La Colombia è uno dei paesi più pericolosi al mondo per l3 leader ambientali, e lo è ancora di più per chi appartiene alla comunità Lgbtqia+. I gruppi armati rifiutano ogni forma di diversità di genere e di orientamento sessuale che esca dallʼeteronormatività. In Putumayo, si può morire semplicemente per amare. Ancora oggi vengono affissi quelli che chiamano Pasquines, ovvero manifesti che minacciano di uccidere le persone della comunità Lgbtqia+, spesso con nomi e cognomi, dichiarando letteralmente: “Questa persona verrà ammazzata per essere lesbica, gay o trans”. Si sono anche modernizzati, ora li mandano per whatsapp! Ci sono leader che trascendono ogni trasversalità: Lgbtqia+, contadin3 e indigen3! spesso, scendono a patti con i gruppi armati, limitando alcune manifestazioni. Norme di convivenza, diciamo. Ti immagini un guerrigliero dire loro: “Basta con questa roba da froc3!” Non sono, però, solamente i gruppi armati a generare violenza verso i nostri corpi: il machismo radicato è presente anche allʼinterno delle famiglie. Le persone gay e le persone trans sono le più vulnerabilizzate, mentre le persone lesbiche lo sono meno, ma spesso a causa di una ipersessualizzazione che le rende esposte a unʼaltra forma di oppressione.
Esiste una resistenza?
Resistenza e persistenza. A Orito, uno dei luoghi più violenti del Putumayo, lʼassociazione Orito Diversa ha organizzato un enorme concorso di bellezza della comunità, un evento gigantesco, che continua a svolgersi da diversi anni nonostante le continue minacce che ricevono.
Quali altri membri della società civile si uniscono a questa resistenza, sostenendo la lotta contro la violenza e la discriminazione?
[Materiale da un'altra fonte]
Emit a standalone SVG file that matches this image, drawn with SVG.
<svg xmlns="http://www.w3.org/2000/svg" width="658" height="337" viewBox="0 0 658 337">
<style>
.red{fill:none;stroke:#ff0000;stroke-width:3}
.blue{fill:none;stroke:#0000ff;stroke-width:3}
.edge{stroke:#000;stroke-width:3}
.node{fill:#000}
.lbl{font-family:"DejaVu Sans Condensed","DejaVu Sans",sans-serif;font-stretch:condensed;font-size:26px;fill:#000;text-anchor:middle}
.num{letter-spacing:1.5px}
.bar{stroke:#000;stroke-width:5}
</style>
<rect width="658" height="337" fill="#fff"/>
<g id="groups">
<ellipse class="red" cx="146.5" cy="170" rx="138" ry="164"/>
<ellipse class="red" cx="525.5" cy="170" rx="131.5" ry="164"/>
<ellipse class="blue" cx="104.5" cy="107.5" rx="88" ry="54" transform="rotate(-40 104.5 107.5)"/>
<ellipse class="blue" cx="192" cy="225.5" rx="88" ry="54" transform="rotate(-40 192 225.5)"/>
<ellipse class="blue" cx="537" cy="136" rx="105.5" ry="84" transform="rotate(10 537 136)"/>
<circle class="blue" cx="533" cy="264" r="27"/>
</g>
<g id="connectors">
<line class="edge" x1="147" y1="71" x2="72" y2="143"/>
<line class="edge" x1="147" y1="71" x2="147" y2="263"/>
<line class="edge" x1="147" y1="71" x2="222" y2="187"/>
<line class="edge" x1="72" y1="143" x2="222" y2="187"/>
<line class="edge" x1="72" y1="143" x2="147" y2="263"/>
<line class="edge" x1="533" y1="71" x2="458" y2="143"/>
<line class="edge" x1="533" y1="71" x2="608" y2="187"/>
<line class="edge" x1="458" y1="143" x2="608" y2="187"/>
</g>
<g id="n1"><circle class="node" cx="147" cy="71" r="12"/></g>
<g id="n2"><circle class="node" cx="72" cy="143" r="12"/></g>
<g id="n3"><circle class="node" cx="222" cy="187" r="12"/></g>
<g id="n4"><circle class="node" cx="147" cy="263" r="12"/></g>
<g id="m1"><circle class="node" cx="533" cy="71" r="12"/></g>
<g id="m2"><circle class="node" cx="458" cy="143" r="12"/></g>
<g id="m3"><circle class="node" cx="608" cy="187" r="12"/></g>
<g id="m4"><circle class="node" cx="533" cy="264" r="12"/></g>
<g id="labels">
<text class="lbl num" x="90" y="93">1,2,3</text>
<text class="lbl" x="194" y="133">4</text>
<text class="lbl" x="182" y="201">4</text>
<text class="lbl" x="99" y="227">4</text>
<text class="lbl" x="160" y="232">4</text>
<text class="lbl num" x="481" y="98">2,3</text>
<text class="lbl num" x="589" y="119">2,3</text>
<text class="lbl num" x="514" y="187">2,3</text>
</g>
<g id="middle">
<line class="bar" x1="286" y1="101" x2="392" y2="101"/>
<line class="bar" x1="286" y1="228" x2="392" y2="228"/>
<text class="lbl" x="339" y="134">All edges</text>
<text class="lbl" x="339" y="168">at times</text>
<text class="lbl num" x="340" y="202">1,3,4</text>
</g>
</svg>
Le alleate più forti sono i collettivi femministi, ma si cercano anche alleanze con i governi locali. Abbiamo inoltre aperto i nostri workshop al pubblico, cercando di moltiplicare il discorso. È una strategia di protezione.
Come vedi il futuro?
Il futuro appare incerto, e anni fa sentivo una maggiore motivazione. La politica attuale si oppone alla comunità Lgbtqia+, e anche a livello nazionale è debole, nonostante Petro ne abbia parlato ampiamente durante la sua campagna. In molti continuano a lottare, ma le sfide sembrano crescere, alimentando il timore che le conquiste ottenute finora possano essere messe in discussione. Inoltre, non ci sono sufficienti programmi a supporto della comunità, e le risorse disponibili restano limitate, soprattutto nei nostri territori.
Grasse, qual è il tuo mantra?
Ogni cosa accade per una ragione, e sempre per qualcosa di meglio.